Last Monday, the Russian radio broadcaster Tatyana Felgenhauer was stabbed in the neck by an attacker who broke into the offices
of the independent radio station Echo of
Moscow. (Her father Pavel is a respected military analyst whom I often used
to interview on The World Tonight.)
Exactly seven days earlier, the Maltese investigative
journalist Daphne Caruana Galizia was killed when a bomb that had been planted
in her car exploded.
In Mexico, eleven journalists have been murdered
so far this year -- more than a hundred have been killed since 2000.
In Iran, the authorities have opened a criminal
investigation into 150 staff, former staff and contributors to the BBC's
Persian service for 'conspiracy against national security'. The BBC's
director-general, Tony Hall, called the action 'an unprecedented collective
punishment of journalists'.
In China, several Western news organisations, including the BBC, the Financial Times, the Economist,
the New York Times and the Guardian, were banned from the unveiling
of the Communist party's new ruling council.

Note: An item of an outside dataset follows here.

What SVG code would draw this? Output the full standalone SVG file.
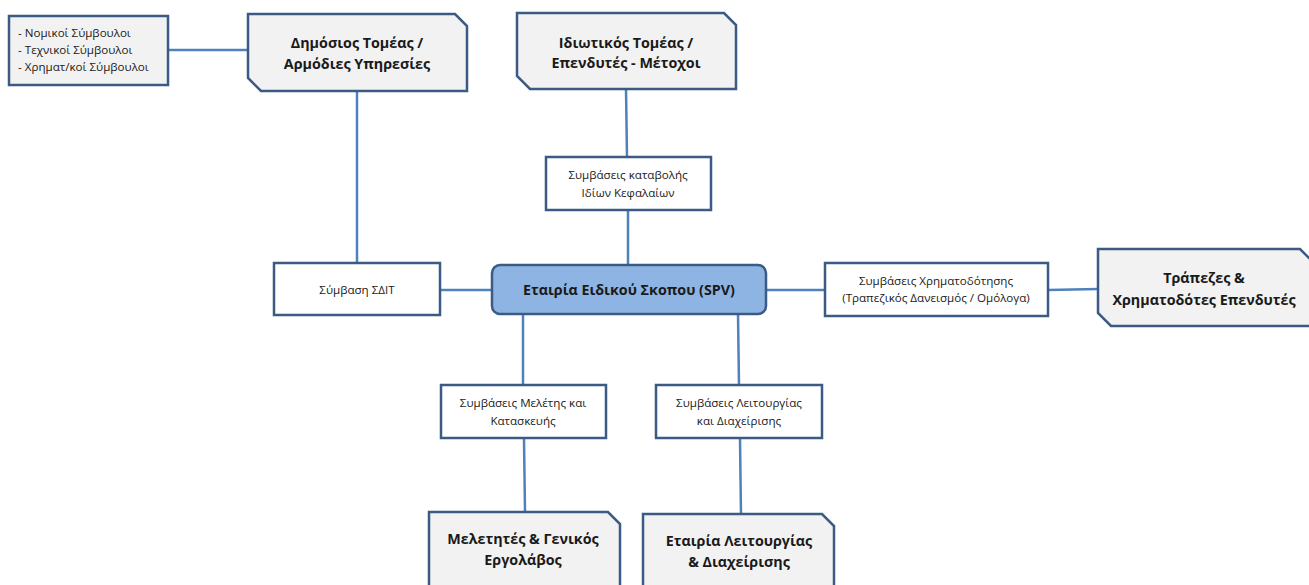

In Turkey, there are currently thought to be more
than a hundred journalists behind bars; 48 more went on trial this week. Earlier
this month, a Wall Street Journal
reporter, Ayla Albayrak, was sentenced in her absence to two years in prison for
spreading 'terrorist propaganda' in her coverage of the Kurdish insurgency.
This is the price journalists pay for insisting on
their right to report without fear or favour, wherever there is criminality,
corruption and injustice. And they need your support, because it is not only in
faraway places with few established democratic traditions that they are under
threat.
Do you remember who said this? 'It’s frankly disgusting the way the press is
able to write whatever they want to write.' (Thank you, Donald Trump.)
Or this? 'It would be
helpful if broadcasters were willing to be a bit patriotic.' (Take a bow,
Leader of the House of Commons Andrea Leadsom.)
Wherever there are despots
and dictators, so too there are muzzled media and jailed journalists. Even in
the most well-established liberal democracies, the first instinct of any
politician in trouble is to turn against the messengers.
In Montana last May, a
Republican party congressional candidate, Greg Gianforte, assaulted a Guardian reporter. (A day later,
notwithstanding the assault, he won a convincing election victory.) A few days
ago, a party official in the same state said she would have shot the reporter
if he had approached her.
No one, not even me, would
argue that the Western media are invariably saints. But I wish more media
critics would give credit where credit is due. In my memoir, Is Anything Happening?, I list some of the
world's iniquities that never would have been exposed without the courage and
diligence of journalists: the corruption at the heart of international
football, the sexual abuse of young English footballers by their coaches,
drug-taking in sport, MPs’ expenses-fiddling, police corruption, corporate tax-dodging,
offshore banking malpractice. Not to mention the crimes and alleged crimes of men
like Jimmy Savile and Harvey Weinstein.
As Tom Stoppard wrote in
his play Night and Day: 'No matter
how imperfect things are, if you’ve got a free press everything is correctable,
and without it everything is concealable.'
With liberal democracies
under increasing attack, it is more important than ever to be clear where the
dangers really come from. Is it from authoritarians like Vladimir Putin, who
seek to undermine trust in legitimate reporting by peddling fake news and
propaganda, or from mainstream media organisations like the BBC, which, for all
their short-comings, strive mightily to get most things right most of the time?
According to one recent
survey, the proportion of British voters who say they trust British news outlets has now fallen to a
dismal 24%. Another survey found that just 41% of British people think the news
media do a good job in helping them distinguish fact from fiction.
Those figures worry me, and
I think they should worry you, too. No democracy can survive without a healthy
-- and trusted -- press. Just last weekend, a jubilant Donald Trump tweeted: 'It
is finally sinking through. 46% of people believe major national news orgs
fabricate stories about me. Fake news, even worse. Lost cred.'
No prizes for guessing why he
was so gleeful. After all, if nearly half the country don't believe what the
press say about him, it won't matter in the slightest how many scandals or how
much corruption reporters manage to unearth.
I've just finished writing a play (are there any
producers out there who might be interested in staging it?), at the end of
which the central character, a journalist -- more anti-hero than hero, to be
honest -- desperately tries to defend the traditional notion of a free press.
'Even when we print utter garbage,' he says, 'a
free press is something we cannot afford to do without. Even when we get things
wrong, we must have the freedom to be wrong. Even when we behave badly, we must
have the freedom to behave badly. Do we want a government that has the power to
tell us what we can and can’t print? What we can and can’t say? There’s a name
for that kind of government: it’s tyranny.'
I think I agree with that. After all, I wrote it.